_Written instruction_
Starting at the top of the listing, extract every line up to and including the one with "2.2, 2.3, 2.4]". Pictures stay out of the copy.

BEGIN Raw data

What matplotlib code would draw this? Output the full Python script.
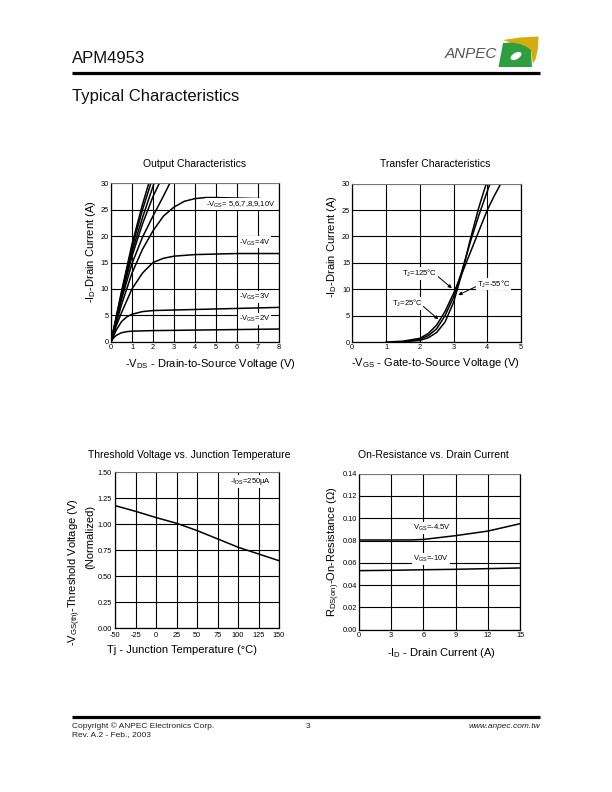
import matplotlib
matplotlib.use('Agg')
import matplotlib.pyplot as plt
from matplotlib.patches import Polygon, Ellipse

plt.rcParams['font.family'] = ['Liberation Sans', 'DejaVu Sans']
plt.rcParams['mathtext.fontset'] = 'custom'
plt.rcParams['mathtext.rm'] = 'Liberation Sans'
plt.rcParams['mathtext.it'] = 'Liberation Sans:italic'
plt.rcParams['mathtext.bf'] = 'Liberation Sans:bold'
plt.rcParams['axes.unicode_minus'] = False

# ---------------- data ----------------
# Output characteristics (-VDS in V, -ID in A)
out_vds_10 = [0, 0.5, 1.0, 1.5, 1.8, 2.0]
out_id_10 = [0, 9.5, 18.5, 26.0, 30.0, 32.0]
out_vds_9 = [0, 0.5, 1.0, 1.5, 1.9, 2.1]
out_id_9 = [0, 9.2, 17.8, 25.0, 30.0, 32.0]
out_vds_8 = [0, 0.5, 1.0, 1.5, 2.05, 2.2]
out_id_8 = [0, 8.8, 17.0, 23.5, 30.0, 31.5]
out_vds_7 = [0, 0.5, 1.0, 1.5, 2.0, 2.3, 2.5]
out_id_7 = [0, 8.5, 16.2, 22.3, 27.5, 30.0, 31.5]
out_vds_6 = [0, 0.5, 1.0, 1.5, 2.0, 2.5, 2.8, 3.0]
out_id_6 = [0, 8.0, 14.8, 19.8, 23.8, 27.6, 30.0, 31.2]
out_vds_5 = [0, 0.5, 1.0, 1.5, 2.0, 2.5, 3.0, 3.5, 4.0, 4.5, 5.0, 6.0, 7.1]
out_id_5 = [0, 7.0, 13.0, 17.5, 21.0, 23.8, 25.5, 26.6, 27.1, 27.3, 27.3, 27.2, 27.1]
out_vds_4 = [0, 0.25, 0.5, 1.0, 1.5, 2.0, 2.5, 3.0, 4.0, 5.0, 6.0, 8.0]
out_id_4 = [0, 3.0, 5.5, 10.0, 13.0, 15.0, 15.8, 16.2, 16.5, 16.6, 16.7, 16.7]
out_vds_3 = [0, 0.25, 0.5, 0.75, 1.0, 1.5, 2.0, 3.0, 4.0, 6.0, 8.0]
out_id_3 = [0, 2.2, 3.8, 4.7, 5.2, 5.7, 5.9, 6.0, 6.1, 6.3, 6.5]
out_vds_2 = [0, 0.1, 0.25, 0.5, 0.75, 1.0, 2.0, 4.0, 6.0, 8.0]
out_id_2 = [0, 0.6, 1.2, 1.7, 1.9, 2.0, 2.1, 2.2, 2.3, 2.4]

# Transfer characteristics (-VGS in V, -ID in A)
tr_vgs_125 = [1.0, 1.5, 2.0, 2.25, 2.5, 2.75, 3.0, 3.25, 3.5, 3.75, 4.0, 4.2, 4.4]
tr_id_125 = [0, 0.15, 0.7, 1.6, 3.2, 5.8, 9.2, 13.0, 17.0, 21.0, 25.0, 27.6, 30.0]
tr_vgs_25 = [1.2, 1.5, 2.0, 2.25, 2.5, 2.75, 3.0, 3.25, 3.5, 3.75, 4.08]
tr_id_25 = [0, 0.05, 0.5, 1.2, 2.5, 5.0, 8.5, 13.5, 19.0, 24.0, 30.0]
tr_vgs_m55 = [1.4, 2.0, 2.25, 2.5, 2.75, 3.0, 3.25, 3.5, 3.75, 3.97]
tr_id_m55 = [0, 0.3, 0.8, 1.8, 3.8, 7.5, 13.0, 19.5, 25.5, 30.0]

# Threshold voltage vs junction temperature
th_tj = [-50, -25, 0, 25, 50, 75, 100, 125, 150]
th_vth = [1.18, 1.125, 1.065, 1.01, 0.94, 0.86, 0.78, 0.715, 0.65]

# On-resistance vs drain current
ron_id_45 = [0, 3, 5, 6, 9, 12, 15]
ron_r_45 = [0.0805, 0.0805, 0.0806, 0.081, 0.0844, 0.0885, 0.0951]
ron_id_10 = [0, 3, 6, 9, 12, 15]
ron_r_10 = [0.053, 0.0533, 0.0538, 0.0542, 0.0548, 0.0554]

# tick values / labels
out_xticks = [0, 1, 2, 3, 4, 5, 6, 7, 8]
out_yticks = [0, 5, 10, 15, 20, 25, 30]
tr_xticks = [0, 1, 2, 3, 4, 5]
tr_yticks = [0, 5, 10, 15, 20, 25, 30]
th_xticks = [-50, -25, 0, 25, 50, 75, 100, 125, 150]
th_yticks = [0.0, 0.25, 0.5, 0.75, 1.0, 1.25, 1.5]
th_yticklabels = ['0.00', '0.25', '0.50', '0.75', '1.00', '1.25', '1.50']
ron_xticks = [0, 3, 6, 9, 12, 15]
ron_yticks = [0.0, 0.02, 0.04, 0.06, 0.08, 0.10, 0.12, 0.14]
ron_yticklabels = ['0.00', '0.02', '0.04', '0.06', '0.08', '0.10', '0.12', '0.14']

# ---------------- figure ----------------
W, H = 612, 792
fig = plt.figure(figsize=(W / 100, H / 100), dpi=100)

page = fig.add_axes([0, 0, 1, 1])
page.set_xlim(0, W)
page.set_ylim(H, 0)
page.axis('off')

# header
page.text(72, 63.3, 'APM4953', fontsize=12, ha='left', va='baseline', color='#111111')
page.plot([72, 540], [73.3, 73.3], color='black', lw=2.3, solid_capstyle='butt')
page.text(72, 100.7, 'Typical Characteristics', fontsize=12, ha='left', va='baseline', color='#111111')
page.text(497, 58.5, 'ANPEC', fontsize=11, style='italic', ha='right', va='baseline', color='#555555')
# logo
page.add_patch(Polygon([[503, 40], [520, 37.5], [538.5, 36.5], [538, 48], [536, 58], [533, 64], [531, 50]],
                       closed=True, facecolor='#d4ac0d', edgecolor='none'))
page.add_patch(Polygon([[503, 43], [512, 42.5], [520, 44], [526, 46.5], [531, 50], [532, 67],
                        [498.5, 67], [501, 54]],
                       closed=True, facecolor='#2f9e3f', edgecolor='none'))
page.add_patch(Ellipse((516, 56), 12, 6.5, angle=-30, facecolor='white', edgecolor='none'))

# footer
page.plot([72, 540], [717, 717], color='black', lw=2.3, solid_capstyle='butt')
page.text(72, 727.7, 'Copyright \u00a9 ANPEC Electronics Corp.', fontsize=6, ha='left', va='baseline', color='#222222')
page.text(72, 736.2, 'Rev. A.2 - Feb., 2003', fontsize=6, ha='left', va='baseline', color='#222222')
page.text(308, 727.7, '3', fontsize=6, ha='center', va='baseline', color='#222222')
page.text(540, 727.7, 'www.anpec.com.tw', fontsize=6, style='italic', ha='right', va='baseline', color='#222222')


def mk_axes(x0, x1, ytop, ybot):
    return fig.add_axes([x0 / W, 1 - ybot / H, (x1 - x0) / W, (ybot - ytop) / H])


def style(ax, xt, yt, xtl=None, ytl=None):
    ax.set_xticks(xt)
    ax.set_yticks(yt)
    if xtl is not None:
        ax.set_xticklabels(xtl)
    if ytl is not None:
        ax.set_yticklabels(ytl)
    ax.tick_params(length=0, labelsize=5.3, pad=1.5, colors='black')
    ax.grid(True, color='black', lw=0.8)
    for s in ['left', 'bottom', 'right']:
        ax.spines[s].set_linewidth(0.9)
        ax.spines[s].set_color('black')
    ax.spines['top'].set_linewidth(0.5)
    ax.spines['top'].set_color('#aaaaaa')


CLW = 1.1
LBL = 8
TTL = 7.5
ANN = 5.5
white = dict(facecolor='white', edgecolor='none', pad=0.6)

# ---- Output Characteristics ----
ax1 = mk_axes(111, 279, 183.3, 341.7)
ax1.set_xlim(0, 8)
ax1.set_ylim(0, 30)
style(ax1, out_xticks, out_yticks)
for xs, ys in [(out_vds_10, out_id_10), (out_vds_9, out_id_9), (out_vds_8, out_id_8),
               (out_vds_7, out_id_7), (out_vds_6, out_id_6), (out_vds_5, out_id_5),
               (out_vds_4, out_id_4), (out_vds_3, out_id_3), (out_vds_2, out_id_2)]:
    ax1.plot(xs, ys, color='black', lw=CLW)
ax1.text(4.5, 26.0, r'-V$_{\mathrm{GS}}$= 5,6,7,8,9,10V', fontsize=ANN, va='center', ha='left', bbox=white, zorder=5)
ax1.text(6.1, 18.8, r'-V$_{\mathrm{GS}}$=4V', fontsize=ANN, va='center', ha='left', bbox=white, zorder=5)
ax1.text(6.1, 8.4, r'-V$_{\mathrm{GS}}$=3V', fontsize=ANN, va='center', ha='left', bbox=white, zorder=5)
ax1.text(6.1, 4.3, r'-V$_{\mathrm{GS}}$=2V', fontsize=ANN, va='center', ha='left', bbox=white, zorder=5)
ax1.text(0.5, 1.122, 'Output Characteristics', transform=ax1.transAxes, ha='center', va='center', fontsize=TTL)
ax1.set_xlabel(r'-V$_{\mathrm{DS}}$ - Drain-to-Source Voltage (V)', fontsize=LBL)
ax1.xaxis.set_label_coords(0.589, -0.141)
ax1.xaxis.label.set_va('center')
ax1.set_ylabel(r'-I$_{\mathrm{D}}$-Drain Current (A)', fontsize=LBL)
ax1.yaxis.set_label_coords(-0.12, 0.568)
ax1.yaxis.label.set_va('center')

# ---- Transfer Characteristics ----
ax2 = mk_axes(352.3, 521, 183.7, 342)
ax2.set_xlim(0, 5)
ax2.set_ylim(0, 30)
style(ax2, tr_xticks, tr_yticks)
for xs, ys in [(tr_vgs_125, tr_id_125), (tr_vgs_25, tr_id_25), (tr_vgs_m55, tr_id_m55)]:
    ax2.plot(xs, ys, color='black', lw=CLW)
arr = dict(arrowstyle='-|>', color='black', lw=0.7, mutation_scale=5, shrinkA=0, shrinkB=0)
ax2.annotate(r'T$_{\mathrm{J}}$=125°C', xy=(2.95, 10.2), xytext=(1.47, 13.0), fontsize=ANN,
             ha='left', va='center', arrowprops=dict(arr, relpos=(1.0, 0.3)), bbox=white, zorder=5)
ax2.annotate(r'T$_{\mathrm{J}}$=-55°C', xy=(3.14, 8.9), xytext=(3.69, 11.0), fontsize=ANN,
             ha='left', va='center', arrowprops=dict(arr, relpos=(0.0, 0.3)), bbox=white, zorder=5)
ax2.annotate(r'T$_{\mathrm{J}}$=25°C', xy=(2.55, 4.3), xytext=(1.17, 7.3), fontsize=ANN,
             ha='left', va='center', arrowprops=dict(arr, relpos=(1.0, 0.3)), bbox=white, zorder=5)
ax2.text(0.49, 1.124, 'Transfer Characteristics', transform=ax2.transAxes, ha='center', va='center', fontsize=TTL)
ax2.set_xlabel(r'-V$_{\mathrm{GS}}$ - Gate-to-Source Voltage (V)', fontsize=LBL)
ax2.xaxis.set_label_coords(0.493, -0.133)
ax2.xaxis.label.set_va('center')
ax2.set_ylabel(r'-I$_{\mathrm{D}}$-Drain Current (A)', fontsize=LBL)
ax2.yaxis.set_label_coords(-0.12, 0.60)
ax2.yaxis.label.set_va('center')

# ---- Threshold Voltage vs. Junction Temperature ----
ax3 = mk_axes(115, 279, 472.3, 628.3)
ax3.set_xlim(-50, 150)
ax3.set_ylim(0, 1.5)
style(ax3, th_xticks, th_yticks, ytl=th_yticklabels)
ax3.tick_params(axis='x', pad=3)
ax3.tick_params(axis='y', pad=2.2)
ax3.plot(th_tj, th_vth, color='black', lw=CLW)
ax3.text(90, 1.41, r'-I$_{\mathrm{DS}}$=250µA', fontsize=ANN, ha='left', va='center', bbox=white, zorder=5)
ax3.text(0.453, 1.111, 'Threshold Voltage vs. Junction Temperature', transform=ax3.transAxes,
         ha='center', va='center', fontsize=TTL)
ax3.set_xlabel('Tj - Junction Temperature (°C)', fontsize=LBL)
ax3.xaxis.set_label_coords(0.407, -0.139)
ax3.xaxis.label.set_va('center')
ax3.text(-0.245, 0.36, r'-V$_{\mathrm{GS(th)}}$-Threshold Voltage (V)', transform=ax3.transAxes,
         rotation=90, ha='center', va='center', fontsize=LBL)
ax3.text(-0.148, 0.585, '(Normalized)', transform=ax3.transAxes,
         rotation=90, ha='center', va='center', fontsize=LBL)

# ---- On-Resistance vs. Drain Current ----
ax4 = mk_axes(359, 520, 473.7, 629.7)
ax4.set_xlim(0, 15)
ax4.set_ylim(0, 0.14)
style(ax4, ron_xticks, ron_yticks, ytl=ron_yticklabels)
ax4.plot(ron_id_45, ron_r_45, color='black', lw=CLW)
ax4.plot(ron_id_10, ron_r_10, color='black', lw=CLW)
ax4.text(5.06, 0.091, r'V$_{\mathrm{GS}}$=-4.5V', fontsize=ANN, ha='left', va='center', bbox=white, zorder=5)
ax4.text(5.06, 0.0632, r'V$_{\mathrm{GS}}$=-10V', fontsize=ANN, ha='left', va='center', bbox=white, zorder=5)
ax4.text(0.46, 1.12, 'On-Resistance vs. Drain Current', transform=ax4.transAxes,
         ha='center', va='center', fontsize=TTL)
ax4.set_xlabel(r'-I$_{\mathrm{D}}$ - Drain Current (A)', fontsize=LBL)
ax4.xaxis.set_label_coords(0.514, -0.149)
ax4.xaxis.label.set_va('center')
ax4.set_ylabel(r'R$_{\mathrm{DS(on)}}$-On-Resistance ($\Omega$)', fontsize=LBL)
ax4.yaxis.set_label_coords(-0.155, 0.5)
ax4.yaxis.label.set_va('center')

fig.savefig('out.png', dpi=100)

END Raw data

_Result of this exercise_
What matplotlib code would draw this? Output the full Python script.
import matplotlib
matplotlib.use('Agg')
import matplotlib.pyplot as plt
from matplotlib.patches import Polygon, Ellipse

plt.rcParams['font.family'] = ['Liberation Sans', 'DejaVu Sans']
plt.rcParams['mathtext.fontset'] = 'custom'
plt.rcParams['mathtext.rm'] = 'Liberation Sans'
plt.rcParams['mathtext.it'] = 'Liberation Sans:italic'
plt.rcParams['mathtext.bf'] = 'Liberation Sans:bold'
plt.rcParams['axes.unicode_minus'] = False

# ---------------- data ----------------
# Output characteristics (-VDS in V, -ID in A)
out_vds_10 = [0, 0.5, 1.0, 1.5, 1.8, 2.0]
out_id_10 = [0, 9.5, 18.5, 26.0, 30.0, 32.0]
out_vds_9 = [0, 0.5, 1.0, 1.5, 1.9, 2.1]
out_id_9 = [0, 9.2, 17.8, 25.0, 30.0, 32.0]
out_vds_8 = [0, 0.5, 1.0, 1.5, 2.05, 2.2]
out_id_8 = [0, 8.8, 17.0, 23.5, 30.0, 31.5]
out_vds_7 = [0, 0.5, 1.0, 1.5, 2.0, 2.3, 2.5]
out_id_7 = [0, 8.5, 16.2, 22.3, 27.5, 30.0, 31.5]
out_vds_6 = [0, 0.5, 1.0, 1.5, 2.0, 2.5, 2.8, 3.0]
out_id_6 = [0, 8.0, 14.8, 19.8, 23.8, 27.6, 30.0, 31.2]
out_vds_5 = [0, 0.5, 1.0, 1.5, 2.0, 2.5, 3.0, 3.5, 4.0, 4.5, 5.0, 6.0, 7.1]
out_id_5 = [0, 7.0, 13.0, 17.5, 21.0, 23.8, 25.5, 26.6, 27.1, 27.3, 27.3, 27.2, 27.1]
out_vds_4 = [0, 0.25, 0.5, 1.0, 1.5, 2.0, 2.5, 3.0, 4.0, 5.0, 6.0, 8.0]
out_id_4 = [0, 3.0, 5.5, 10.0, 13.0, 15.0, 15.8, 16.2, 16.5, 16.6, 16.7, 16.7]
out_vds_3 = [0, 0.25, 0.5, 0.75, 1.0, 1.5, 2.0, 3.0, 4.0, 6.0, 8.0]
out_id_3 = [0, 2.2, 3.8, 4.7, 5.2, 5.7, 5.9, 6.0, 6.1, 6.3, 6.5]
out_vds_2 = [0, 0.1, 0.25, 0.5, 0.75, 1.0, 2.0, 4.0, 6.0, 8.0]
out_id_2 = [0, 0.6, 1.2, 1.7, 1.9, 2.0, 2.1, 2.2, 2.3, 2.4]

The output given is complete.